Survival strategies for exchanges
by Dr. Robert A. Wood
The rate of change in the structure of capital markets appears to be accelerating. Some forces affecting
change are the evolution of futures and options markets, computerized trading which permits professional
investors to focus liquidity demands of essentially unlimited size on exchanges instantly, trading
strategies such as portfolio insurance, index arbitrage and "hot money" strategies which result in immense
liquidity demands being placed on exchanges within very short time frames, upstairs block trades and,
more recently, basket trades utilizing the Designated Order Turnaround (DOT) system for submitting
computerized orders to the specialists.
Capital formation is the basic economic force which drives exchanges. Financial executives and others
involved in the business of capital formation ought to be periodically asking, "Where should a particular
stock be traded so as to minimize its firm's cost of capital?" Assuming the financial intermediation
process is functioning properly, the resolution of where to trade will determine the survival of exchanges.
The stresses created by the rapidity of structural changes, exacerbated by the stock market break of
October 19, 1987, threaten the survival of exchanges as presently constituted.

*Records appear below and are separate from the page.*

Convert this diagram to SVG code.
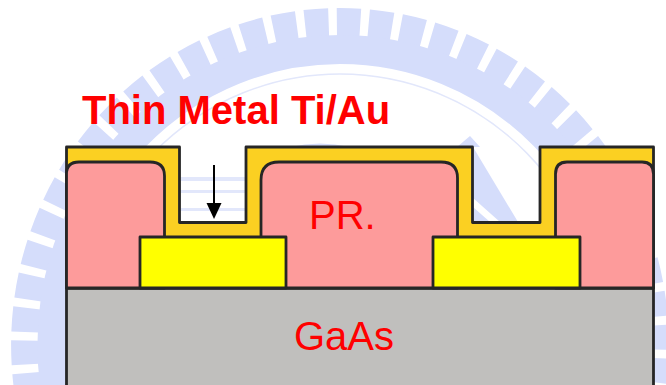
<svg xmlns="http://www.w3.org/2000/svg" width="666" height="385" viewBox="0 0 666 385">
<style>
.ln{stroke:#262626;stroke-width:2.8;stroke-linejoin:round}
.wm{fill:#d5ddfb}
.wl{fill:#e2e7fb}
.lb{font-family:"Liberation Sans",Arial,sans-serif;fill:#ff0000}
</style>
<rect width="666" height="385" fill="#ffffff"/>
<g id="watermark">
<g transform="translate(340 345) scale(.976 1)" fill="none" stroke="#d5ddfb">
<circle r="323" stroke-width="28" pathLength="6200" stroke-dasharray="74 26" stroke-dashoffset="60"/>
<circle r="295.500" stroke-width="29"/>
<circle r="271" stroke-width="1.500" stroke="#e2e7fb"/>
</g>
<path class="wm" d="M473 147L518 222H473Z"/>
<path d="M473 198L500 222H490L473 207Z" fill="#fff"/>
<path class="wm" d="M457 147L470 136L480 147Z"/>
<path class="wm" d="M290 147Q320 140 350 147Z"/>
<rect class="wl" x="181" y="177" width="64" height="4"/>
<rect class="wl" x="181" y="190" width="64" height="3"/>
<rect class="wl" x="181" y="208" width="64" height="3"/>
</g>
<g id="gaas"><rect class="ln" x="66.500" y="288" width="587" height="110" fill="#c0bfbd"/></g>
<g id="metal"><path class="ln" fill="#fbd022" d="M66.500 147H179.500V222.500H246V147H472.500V222.500H540V147H653.500V288H66.500Z"/></g>
<g id="pr-left"><path class="ln" fill="#fd9b9b" d="M66.500 288V174Q66.500 162 79 162H150Q164.500 162 164.500 176V288Z"/></g>
<g id="pr-center"><path class="ln" fill="#fd9b9b" d="M261 288V180Q261 162 279 162H441Q457.500 162 457.500 178V288Z"/></g>
<g id="pr-right"><path class="ln" fill="#fd9b9b" d="M555.500 288V174Q555.500 162 567 162H642Q653.500 162 653.500 174V288Z"/></g>
<g id="pad-left"><rect class="ln" x="140" y="237" width="146" height="51" fill="#ffff00"/></g>
<g id="pad-right"><rect class="ln" x="433" y="237" width="147" height="51" fill="#ffff00"/></g>
<g id="connectors">
<path d="M214 165V204" stroke="#000" stroke-width="2" fill="none"/>
<path d="M206.500 203H221.500L214 219Z" fill="#000"/>
</g>
<g id="title"><text class="lb" x="82" y="124" font-size="40" font-weight="700">Thin Metal Ti/Au</text></g>
<g id="label-pr"><text class="lb" x="309" y="229" font-size="40">PR.</text></g>
<g id="label-gaas"><text class="lb" x="294" y="350" font-size="40">GaAs</text></g>
</svg>
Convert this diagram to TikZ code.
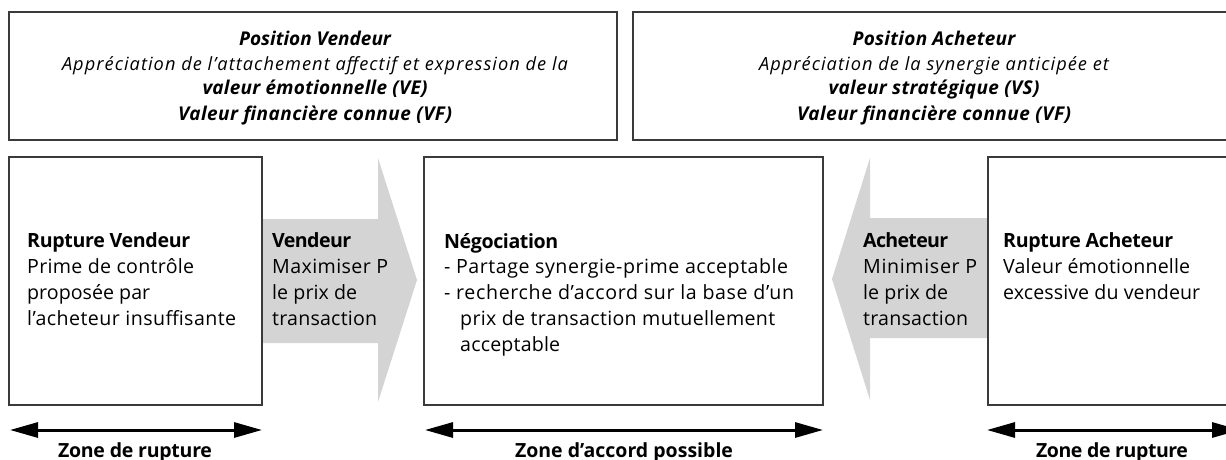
\documentclass[tikz,border=0pt]{standalone}
\usepackage{fontspec}
\setmainfont{Open Sans}
\usetikzlibrary{arrows.meta}
\definecolor{arrowgray}{HTML}{D4D4D4}
\definecolor{boxline}{HTML}{3A3A3A}
\makeatletter
% set #2 with a letter spacing that makes it #1 pt wide
\newcommand\fitto[2]{%
  \setbox0\hbox{#2}\dimen@=\wd0 \edef\fit@a{\strip@pt\dimen@}%
  \setbox2\hbox{\addfontfeature{LetterSpace=10}#2}\dimen@=\wd2 \edef\fit@b{\strip@pt\dimen@}%
  \pgfmathsetmacro\fit@ls{10*((#1)-\fit@a)/(\fit@b-\fit@a)}%
  \edef\fit@do{\noexpand\addfontfeature{LetterSpace=\fit@ls}}%
  \hbox{\fit@do #2}}
\makeatother
\newcommand\tb{\fontsize{19}{25}\selectfont\bfseries}
\begin{document}
\begin{tikzpicture}[x=1pt,y=-1pt,
  box/.style={draw=boxline,line width=1.3pt,fill=white,inner sep=0pt},
  toptext/.style={align=center,inner sep=0pt,anchor=base,font=\fontsize{18.2}{25}\selectfont\itshape},
  bodytext/.style={align=left,inner sep=0pt,anchor=base west,font=\fontsize{19.6}{25.7}\selectfont},
  zonetext/.style={inner sep=0pt,anchor=base,font=\fontsize{19.5}{24}\selectfont\bfseries},
  grayarrow/.style={fill=arrowgray,draw=none},
  dbl/.style={line width=3pt,{Triangle[length=28pt,width=15pt]}-{Triangle[length=28pt,width=15pt]}}
]
\useasboundingbox (0,0) rectangle (1226,460);
% top boxes
\draw[box] (9,12) rectangle (617,140);
\draw[box] (633,12) rectangle (1240,140);
\node[toptext] (pvt) at (315,120) {\fitto{152}{\tb Position Vendeur}\\
\fitto{506}{Appréciation de l’attachement affectif et expression de la}\\
\fitto{225}{\tb valeur émotionnelle (VE)}\\
\fitto{274}{\tb Valeur financière connue (VF)}};
\node[toptext] (pat) at (934,120) {\fitto{163}{\tb Position Acheteur}\\
\fitto{350}{Appréciation de la synergie anticipée et}\\
\fitto{211}{\tb valeur stratégique (VS)}\\
\fitto{274}{\tb Valeur financière connue (VF)}};
% gray arrows
\path[grayarrow] (262,219) -- (378,219) -- (378,158) -- (417,280) -- (378,402) -- (378,343) -- (262,343) -- cycle;
\path[grayarrow] (988,218) -- (870,218) -- (870,158) -- (832,279) -- (870,400) -- (870,338) -- (988,338) -- cycle;
% bottom boxes
\draw[box] (9,157) rectangle (262,405);
\draw[box] (424,157) rectangle (823,405);
\draw[box] (988,157) rectangle (1240,405);
% texts (anchored at the baseline of the last line)
\node[bodytext] (rv) at (27,325) {\fitto{163}{\bfseries Rupture Vendeur}\\\fitto{167}{Prime de contrôle}\\\fitto{123}{proposée par}\\\fitto{209}{l’acheteur insuffisante}};
\node[bodytext] (vd) at (272,325) {\fitto{79}{\bfseries Vendeur}\\\fitto{116}{Maximiser P}\\\fitto{85}{le prix de}\\\fitto{105}{transaction}};
\node[bodytext] (ng) at (444,351) {\fitto{114}{\bfseries Négociation}\\\fitto{344}{- Partage synergie-prime acceptable}\\\fitto{350}{- recherche d’accord sur la base d’un}\\\hspace*{16pt}\fitto{315}{prix de transaction mutuellement}\\\hspace*{16pt}\fitto{100}{acceptable}};
\node[bodytext] (ac) at (863,325) {\fitto{85}{\bfseries Acheteur}\\\fitto{114}{Minimiser P}\\\fitto{85}{le prix de}\\\fitto{105}{transaction}};
\node[bodytext] (ra) at (1003,299) {\fitto{170}{\bfseries Rupture Acheteur}\\\fitto{187}{Valeur émotionnelle}\\\fitto{197}{excessive du vendeur}};
% zone arrows
\coordinate (z1a) at (10,430); \coordinate (z1b) at (262,430);
\coordinate (z2a) at (425,430); \coordinate (z2b) at (823,430);
\coordinate (z3a) at (987,430); \coordinate (z3b) at (1240,430);
\draw[dbl] (z1a) -- (z1b);
\draw[dbl] (z2a) -- (z2b);
\draw[dbl] (z3a) -- (z3b);
\node[zonetext] (zl) at (135,457) {\fitto{154}{Zone de rupture}};
\node[zonetext] (zm) at (624,457) {\fitto{218}{Zone d’accord possible}};
\node[zonetext] (zr) at (1112,457) {\fitto{152}{Zone de rupture}};
\end{tikzpicture}
\end{document}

This article focuses on three important aspects of the changing nature of capital markets. First, the rapid
increase in liquidity demands by market participants and the associated changes in market behavior,
Second, recent public attitudes toward futures and options markets and the implication of these attitudes
for exchange survival, as well as potential solutions for these problems. Finally, the implication of
allegations appearing in the press that markets are being manipulated through the use of basket trading.